Anthony Ruggiero with the Foundation for Defense of Democracies said U.S. policy is trapped in a "provocation-response cycle" where its provocations are met with tough talk and a "token increase in sanctions.”

"These scattershot responses have not, to date, added up to a serious and effective sanctions policy because they are driven by the momentary need to look tough, rather than by a clear strategy for denuclearizing the Korean peninsula," Ruggiero said.

According to his analysis of U.S. sanctions on North Korea, they have failed to reach deeply into international business networks, particularly in China, which North Korea relies upon to evade the sanctions.

Ruggiero said U.S. banks get tricked into processing transactions facilitated by the front companies and Chinese banks.

To remedy that shortfall, he suggested that the U.S. approach to North Korea sanctions should mimic the Iran sanctions, which forced banks to make a choice: "Stop doing business with Iran, or lose access to the U.S. dollar and risk the U.S. freezing their assets and labeling them as doing business with a state sponsor of terrorism intent on developing a nuclear weapon."

The banks, Ruggiero said, would not risk their business with Washington to keep working with Pyongyang, which represents only a small portion of their overall business.

"A successful financial sanctions approach will focus on increasing the efforts of U.S. and foreign financial institutions to search for North Korea’s illicit financial activities," he said, adding that it is possible to uncover its illicit activities.

The subcommittee also debated how the U.S. should approach China. Elizabeth Rosenberg with the Center for a New American Security called this issue key because China bears responsibility for more than 90 percent of North Korea's trade.

She warned that secondary sanctions require delicacy in their application.

"They may be counterproductive if application of secondary sanctions is so aggressive or politically incendiary so as to make U.S. partners utterly defiant, uncooperative, and move rapidly to create officially-backed evasion schemes and impose retaliatory sanctions and economic punishment on U.S. firms operating abroad," Rosenberg said.

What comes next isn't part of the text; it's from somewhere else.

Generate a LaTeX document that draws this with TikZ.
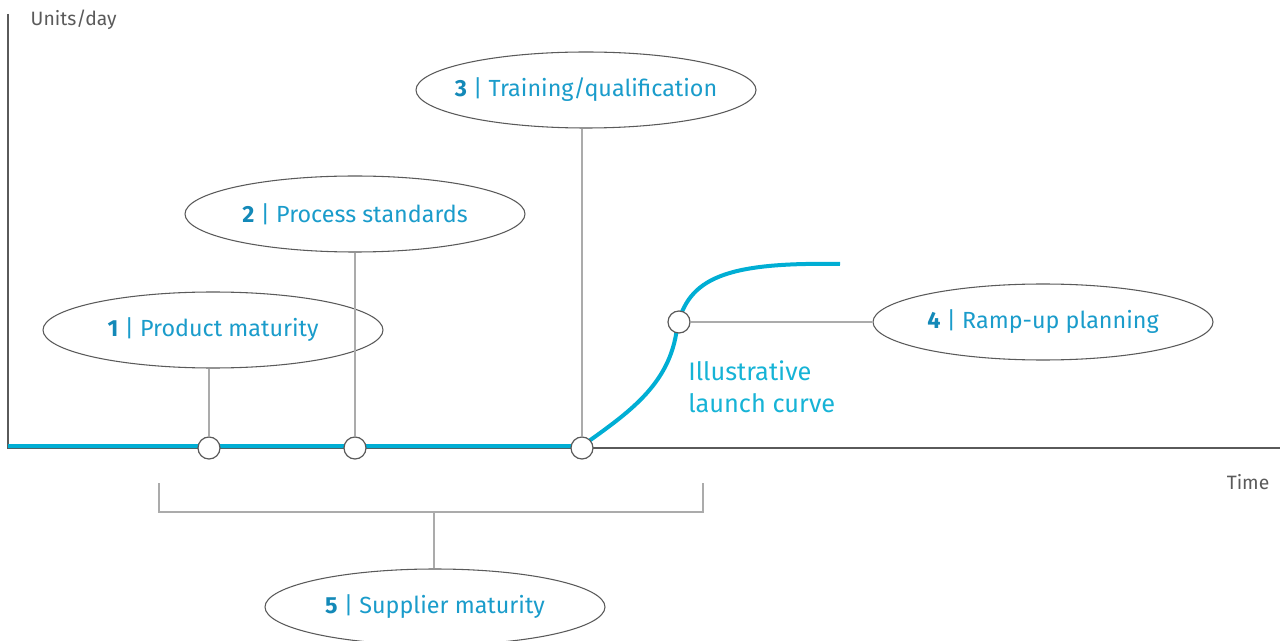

Rosenberg noted that the targets of ramped-up sanctions must also be allowed to comply with them in a way that is palatable to their domestic constituencies.

"China, for example, is highly unlikely to sever its economic activity with North Korea if the only way to do it appears to its population and the global community to be capitulation to U.S. sanctions," she said.

On the diplomatic front, Bruce Klingner with the Heritage Foundation told the subcommittee that negotiations are futile as long as North Korea rejects the premise of denuclearization.

North Korea has made clear, Klingner said, that denuclearization is off the table, and nothing the U.S. or South Korea offers will change that.

“The most effective way to engage in negotiations would be after a comprehensive, rigorous, and sustained international pressure campaign,” he said.